_What you need to do_. Go through the entries below and collect each line with the string "this" in it.

* BEGIN *

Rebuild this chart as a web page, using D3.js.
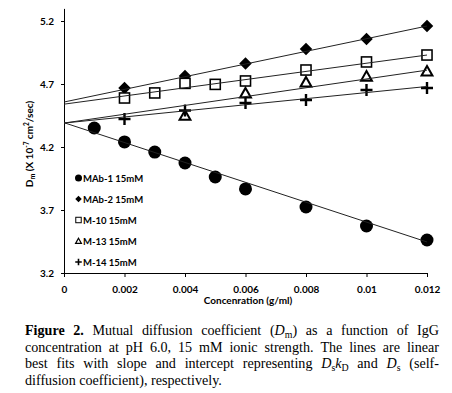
<!DOCTYPE html>
<html><head><meta charset="utf-8">
<script src="https://cdn.jsdelivr.net/npm/d3@7"></script>
<style>body{margin:0;background:#fff}</style>
</head><body>
<svg id="c" width="452" height="393"></svg>
<script>
// ---- data ----
const seriesNames = ["MAb-1 15mM","MAb-2 15mM","M-10 15mM","M-13 15mM","M-14 15mM"];
const xMAb1 = [0.001,0.002,0.003,0.004,0.005,0.006,0.008,0.010,0.012];
const yMAb1 = [4.351,4.240,4.160,4.073,3.962,3.867,3.724,3.573,3.462];
const xMAb2 = [0.002,0.004,0.006,0.008,0.010,0.012];
const yMAb2 = [4.668,4.763,4.863,4.978,5.057,5.160];
const xM10 = [0.002,0.003,0.004,0.005,0.006,0.008,0.010,0.012];
const yM10 = [4.589,4.629,4.705,4.697,4.724,4.811,4.875,4.930];
const xM13 = [0.004,0.006,0.008,0.010,0.012];
const yM13 = [4.452,4.629,4.716,4.763,4.803];
const xM14 = [0.002,0.004,0.006,0.008,0.010,0.012];
const yM14 = [4.422,4.490,4.549,4.573,4.652,4.668];
// linear best-fit lines (intercept Ds, slope Ds*kD)
const fitIntercepts = [4.393,4.557,4.540,4.390,4.390];
const fitSlopes = [-78.9,50.25,32.5,35.0,24.2];
const xTicks = [0,0.002,0.004,0.006,0.008,0.010,0.012];
const xTickLabels = ["0","0.002","0.004","0.006","0.008","0.01","0.012"];
const yTicks = [3.2,3.7,4.2,4.7,5.2];
const yTickLabels = ["3.2","3.7","4.2","4.7","5.2"];
const xDomain = [0,0.012];
const yDomain = [3.2,5.3];

const seriesX = [xMAb1,xMAb2,xM10,xM13,xM14];
const seriesY = [yMAb1,yMAb2,yM10,yM13,yM14];
const markerTypes = ["circle","diamond","square","triangle","plus"];

const svg = d3.select("#c");
const F = "Lato, 'Open Sans', sans-serif";
const x = d3.scaleLinear(xDomain,[64,427]);
const y = d3.scaleLinear(yDomain,[273,8.4]);

// marker drawing
function marker(g, type, s){
  if(type==="circle") g.append("circle").attr("r",s/2).attr("fill","#000");
  else if(type==="diamond") g.append("path").attr("d",`M0,${-s/2}L${s/2},0L0,${s/2}L${-s/2},0Z`).attr("fill","#000");
  else if(type==="square") g.append("rect").attr("x",-s*0.42).attr("y",-s*0.42).attr("width",s*0.84).attr("height",s*0.84)
      .attr("fill","#fff").attr("stroke","#000").attr("stroke-width",Math.max(1,s*0.13));
  else if(type==="triangle") g.append("path").attr("d",`M0,${-s*0.42}L${s*0.45},${s*0.38}L${-s*0.45},${s*0.38}Z`)
      .attr("fill","#fff").attr("stroke","#000").attr("stroke-width",Math.max(1.2,s*0.17)).attr("stroke-linejoin","miter");
  else if(type==="plus") g.append("path").attr("d",`M${-s/2},0H${s/2}M0,${-s/2}V${s/2}`)
      .attr("stroke","#000").attr("stroke-width",Math.max(1.6,s*0.2)).attr("fill","none");
}
const markerSizes = [13,12.5,12,12,12];

// axes
const ya = svg.append("g").attr("transform","translate(64,0)")
  .call(d3.axisLeft(y).tickValues(yTicks).tickFormat((d,i)=>yTickLabels[i]).tickSize(3).tickSizeOuter(0).tickPadding(7));
const xa = svg.append("g").attr("transform","translate(0,273)")
  .call(d3.axisBottom(x).tickValues(xTicks).tickFormat((d,i)=>xTickLabels[i]).tickSize(4).tickSizeOuter(0).tickPadding(9));
[ya,xa].forEach(a=>{
  a.selectAll("path,line").attr("stroke","#000").attr("stroke-width",1);
  a.selectAll("text").attr("font-family",F).attr("font-weight",700).attr("font-size",10).attr("fill","#000");
});

// markers
seriesX.forEach((xs,si)=>{
  const g = svg.append("g");
  xs.forEach((xv,i)=>{
    const m = g.append("g").attr("transform",`translate(${x(xv)},${y(seriesY[si][i])})`);
    marker(m, markerTypes[si], markerSizes[si]);
  });
});

// fit lines
fitIntercepts.forEach((b,si)=>{
  svg.append("line")
    .attr("x1",x(xDomain[0])).attr("y1",y(b))
    .attr("x2",x(xDomain[1])).attr("y2",y(b+fitSlopes[si]*xDomain[1]))
    .attr("stroke","#222").attr("stroke-width",1);
});

// legend
seriesNames.forEach((n,i)=>{
  const yy = 178 + i*21;
  const m = svg.append("g").attr("transform",`translate(78.5,${yy})`);
  marker(m, markerTypes[i], i===0?7:6.5);
  svg.append("text").attr("x",83).attr("y",yy+3.5).text(n)
    .attr("font-family",F).attr("font-weight",700).attr("font-size",9.5).attr("fill","#000");
});

// axis titles
svg.append("text").attr("x",248).attr("y",304).attr("text-anchor","middle")
  .attr("font-family",F).attr("font-weight",700).attr("font-size",10).text("Concenration (g/ml)");
const yt = svg.append("text").attr("transform","translate(33,144) rotate(-90)").attr("text-anchor","middle")
  .attr("font-family",F).attr("font-weight",700).attr("font-size",10);
yt.append("tspan").text("D");
yt.append("tspan").attr("font-size",7).attr("dy",2).text("m");
yt.append("tspan").attr("dy",-2).text(" (X 10");
yt.append("tspan").attr("font-size",6.5).attr("dy",-4).text("-7");
yt.append("tspan").attr("dy",4).text(" cm");
yt.append("tspan").attr("font-size",6.5).attr("dy",-4).text("2");
yt.append("tspan").attr("dy",4).text("/sec)");

// caption (justified)
const SF = "'Liberation Serif', 'DejaVu Serif', serif";
const w = t=>[[t,"r"]];
const lines = [
  [[["Figure","b"]],[["2.","b"]],w("Mutual"),w("diffusion"),w("coefficient"),[["(","r"],["D","i"],["m","sub"],[")","r"]],w("as"),w("a"),w("function"),w("of"),w("IgG")],
  ["concentration","at","pH","6.0,","15","mM","ionic","strength.","The","lines","are","linear"].map(w),
  [w("best"),w("fits"),w("with"),w("slope"),w("and"),w("intercept"),w("representing"),[["D","i"],["s","sub"],["k","i"],["D","sub"]],w("and"),[["D","i"],["s","sub"]],w("(self-")],
  ["diffusion","coefficient),","respectively."].map(w)
];
let fs = 13;
const cap = svg.append("g");
function makeWord(word, xx, yy){
  const t = cap.append("text").attr("x",xx).attr("y",yy).attr("font-family",SF).attr("font-size",fs).attr("fill","#000");
  let shifted = false;
  word.forEach(([s,st])=>{
    const ts = t.append("tspan").text(s);
    if(st==="b") ts.attr("font-weight",700);
    if(st==="i") ts.attr("font-style","italic");
    if(st==="sub"){ ts.attr("font-size",fs*0.7).attr("dy",shifted?0:3); shifted=true; }
    else if(shifted){ ts.attr("dy",-3); shifted=false; }
  });
  return t;
}
// scale font to match last line width
{
  const tmp = lines[3].map(wd=>makeWord(wd,0,-100));
  const widths = tmp.map(t=>t.node().getComputedTextLength());
  const sp = fs*0.25;
  const total = d3.sum(widths)+sp*(widths.length-1);
  tmp.forEach(t=>t.remove());
  fs = fs*197/total;
}
const baseY = [335,351.5,368,384.5];
const L = 25, R = 439;
lines.forEach((ln,li)=>{
  const ts = ln.map(wd=>makeWord(wd,0,baseY[li]));
  const widths = ts.map(t=>t.node().getComputedTextLength());
  const gap = li<3 ? (R-L-d3.sum(widths))/(ts.length-1) : fs*0.25;
  let cx = L;
  ts.forEach((t,i)=>{ t.attr("x",cx); cx += widths[i]+gap; });
});
</script>
</body></html>
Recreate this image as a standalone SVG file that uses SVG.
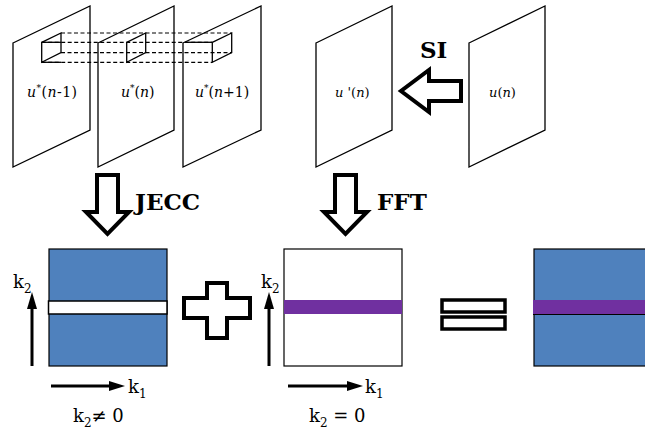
<svg xmlns="http://www.w3.org/2000/svg" width="645" height="431" viewBox="0 0 645 431">
<style>
.plane{fill:none;stroke:#000;stroke-width:1.3}
.dash{fill:none;stroke:#000;stroke-width:1.2;stroke-dasharray:4 2.5}
.slice{fill:none;stroke:#000;stroke-width:1.3}
.big{fill:#fff;stroke:#000;stroke-width:4;stroke-linejoin:miter}
text{font-family:'DejaVu Serif',serif;fill:#000}
.lbl{font-size:14px}
.lbls{font-size:13px}
.bold{font-size:23px;font-weight:bold}
.k{font-size:18px}
.ax{stroke:#000;stroke-width:3}
.blue{fill:#4F81BD;stroke:#000;stroke-width:1.2}
.purple{fill:#7030A0}
</style>
<g id="plane-n-1">
<polygon class="plane" points="13,43 90,6 90,130 13,167"/>
<text class="lbl" x="27" y="97" textLength="50"><tspan font-style="italic">u</tspan><tspan dy="-6" font-size="9">*</tspan><tspan dy="6">(</tspan><tspan font-style="italic">n</tspan>-1)</text>
</g>
<g id="plane-n">
<polygon class="plane" points="98,43 174,6 174,130 98,167"/>
<text class="lbl" x="121" y="97"><tspan font-style="italic">u</tspan><tspan dy="-6" font-size="9">*</tspan><tspan dy="6">(</tspan><tspan font-style="italic">n</tspan>)</text>
</g>
<g id="plane-n+1">
<polygon class="plane" points="183,43 261,6 261,130 183,167"/>
<text class="lbl" x="195" y="97"><tspan font-style="italic">u</tspan><tspan dy="-6" font-size="9">*</tspan><tspan dy="6">(</tspan><tspan font-style="italic">n</tspan>+1)</text>
</g>
<g id="cuboid">
<line class="dash" x1="41.7" y1="42.3" x2="212.3" y2="42.3"/>
<line class="dash" x1="41.7" y1="62.3" x2="212.3" y2="62.3"/>
<line class="dash" x1="61" y1="33" x2="231.7" y2="33"/>
<line class="dash" x1="61" y1="52.7" x2="231.7" y2="52.7"/>
<line class="slice" x1="41.7" y1="42.3" x2="61" y2="42.3"/>
<line class="slice" x1="41.7" y1="62.3" x2="61" y2="62.3"/>
<polygon class="slice" points="41.7,42.3 61,33 61,52.7 41.7,62.3"/>
<polygon class="slice" points="126.7,42.3 145.7,33 145.7,52.7 126.7,62.3"/>
<polygon class="slice" points="212.3,42.3 231.7,33 231.7,52.7 212.3,62.3"/>
<line class="slice" x1="185" y1="42.3" x2="212.3" y2="42.3"/>
</g>
<g id="plane-uprime">
<polygon class="plane" points="316,43 392,6 392,130 316,167"/>
<text class="lbls" x="335" y="97"><tspan font-style="italic">u</tspan> '(<tspan font-style="italic">n</tspan>)</text>
</g>
<g id="plane-u">
<polygon class="plane" points="469,43 545,6 545,130 469,167"/>
<text class="lbls" x="489" y="97"><tspan font-style="italic">u</tspan>(<tspan font-style="italic">n</tspan>)</text>
</g>
<g id="connectors">
<polygon class="big" points="461,81 429,81 429,70 401,91 429,112 429,101 461,101"/>
<text class="bold" x="420" y="58">SI</text>
<polygon class="big" points="97,175 118,175 118,212 129,212 107.5,234 86,212 97,212"/>
<text class="bold" x="135" y="210">JECC</text>
<polygon class="big" points="335,175 356,175 356,212 367,212 345.5,234 324,212 335,212"/>
<text class="bold" x="377" y="210">FFT</text>
</g>
<g id="spectrum-jecc">
<rect class="blue" x="49" y="249" width="118" height="117"/>
<rect x="48.5" y="301" width="118.5" height="13" fill="#fff" stroke="#000" stroke-width="1.5"/>
<line class="ax" x1="32" y1="366" x2="32" y2="305"/>
<polygon points="32,292 27,309 37,309" fill="#000"/>
<line class="ax" x1="51" y1="386" x2="112" y2="386"/>
<polygon points="125,386 109,381 109,391" fill="#000"/>
<text class="k" x="13" y="288">k<tspan dy="5" font-size="12">2</tspan></text>
<text class="k" x="128" y="393">k<tspan dy="5" font-size="12">1</tspan></text>
<text class="k" x="73" y="422">k<tspan dy="5" font-size="12">2</tspan><tspan dy="-5">≠ 0</tspan></text>
</g>
<g id="plus">
<polygon class="big" points="207,283 227,283 227,298 250,298 250,318 227,318 227,338 207,338 207,318 184,318 184,298 207,298"/>
</g>
<g id="spectrum-fft">
<rect x="284" y="249" width="118" height="117" fill="#fff" stroke="#000" stroke-width="1.2"/>
<rect class="purple" x="284" y="300" width="118" height="14"/>
<line class="ax" x1="269" y1="366" x2="269" y2="305"/>
<polygon points="269,292 264,309 274,309" fill="#000"/>
<line class="ax" x1="288" y1="386" x2="350" y2="386"/>
<polygon points="363,386 347,381 347,391" fill="#000"/>
<text class="k" x="261" y="288">k<tspan dy="5" font-size="12">2</tspan></text>
<text class="k" x="365" y="393">k<tspan dy="5" font-size="12">1</tspan></text>
<text class="k" x="309" y="422">k<tspan dy="5" font-size="12">2</tspan><tspan dy="-5"> = 0</tspan></text>
</g>
<g id="equals">
<rect x="442" y="300" width="63" height="12" fill="#fff" stroke="#000" stroke-width="3.5"/>
<rect x="442" y="317" width="63" height="12" fill="#fff" stroke="#000" stroke-width="3.5"/>
</g>
<g id="spectrum-result">
<rect class="blue" x="534" y="249" width="120" height="117"/>
<rect class="purple" x="533" y="300" width="120" height="14"/>
<line x1="533" y1="314.5" x2="645" y2="314.5" stroke="#000" stroke-width="1"/>
</g>
</svg>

* END *

_Final result_.
Rebuild this chart as a web page, using D3.js.
Recreate this image as a standalone SVG file that uses SVG.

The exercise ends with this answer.